In my Python code, I do that the following way. Thirty times a second, the Realsense sensor sends me a depth map (640×480 pixels). To save processing time, I read every fifth pixel from left to right for each scan line within my vertical ROI (in this case from line 220 to 280), creating 128 “stacks”, each of which contains 60 vertical pixels, which is about 8,000 points in total. I then average the values within each stack and display them in a serial terminal in a crude character-based display like this (the smaller dots are the more distant obstacles, ie, the clear path ahead):
I then bin them in blocks of ten of these stacks, for a total of 13 blocks. Each block then gets an average and then I steer towards the block with the highest average (furthest distance). If I get stuck in a corner due to the relatively narrow field of view of the Realsense depth camera (“corner” = all visible directions have obstacles less than 0.75 meters away), I stop and rotate in 15-degree increments until I can see a clear path ahead.

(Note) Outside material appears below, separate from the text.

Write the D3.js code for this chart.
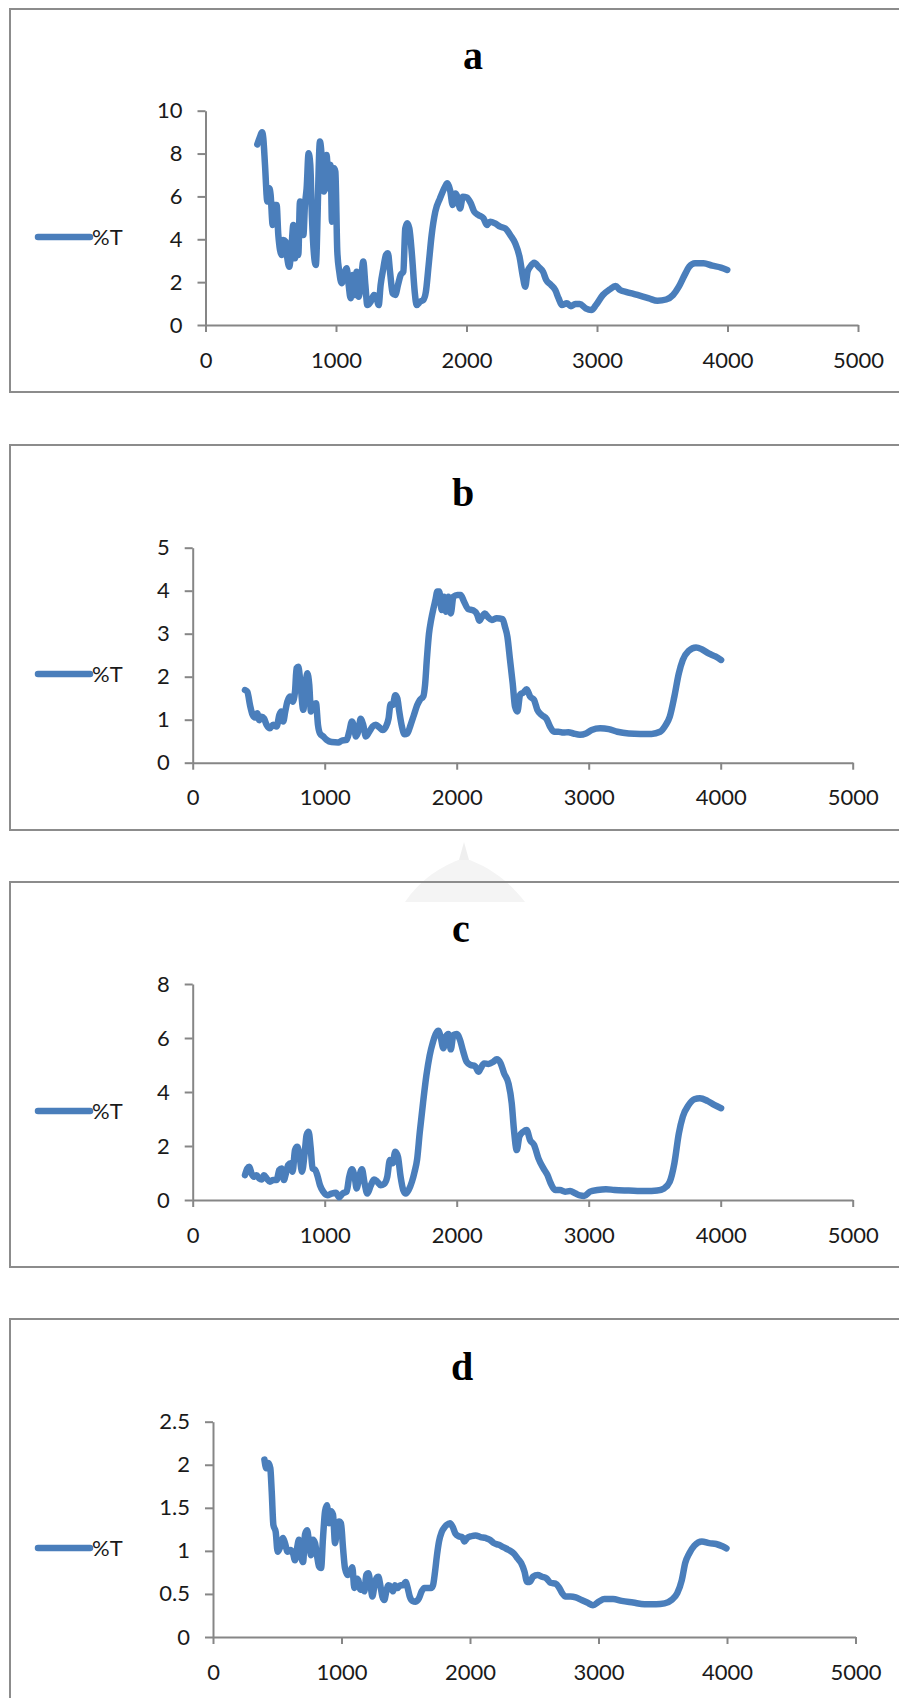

It’s pretty simple but it works most of the time. That said, a simple 360-degree 2D lidar would do even better in this course, since it would be able to see the best open path at all times without having to stop and rotate. For that matter, a simple sonar “stay 10 cm from the right wall” method would work equally well in this idealized environment (but not in a real-world one). So perhaps a maze is not the best test of the Realsense sensors – a more open-world environment where they are used for obstacle detection and avoidance, not path following, would show off their advantages better.
Lessons learned:
- Don’t use Raspberry Pis for Realsense sensors. Use Up boards or Jetson Nanos instead
- Depth cameras are as good and way cheaper than solid state Lidar for short-range sensing
- That said, 360-degree sensing is better than 90-degree sensing
- The Sphero RVR platform is easy to use. It just works!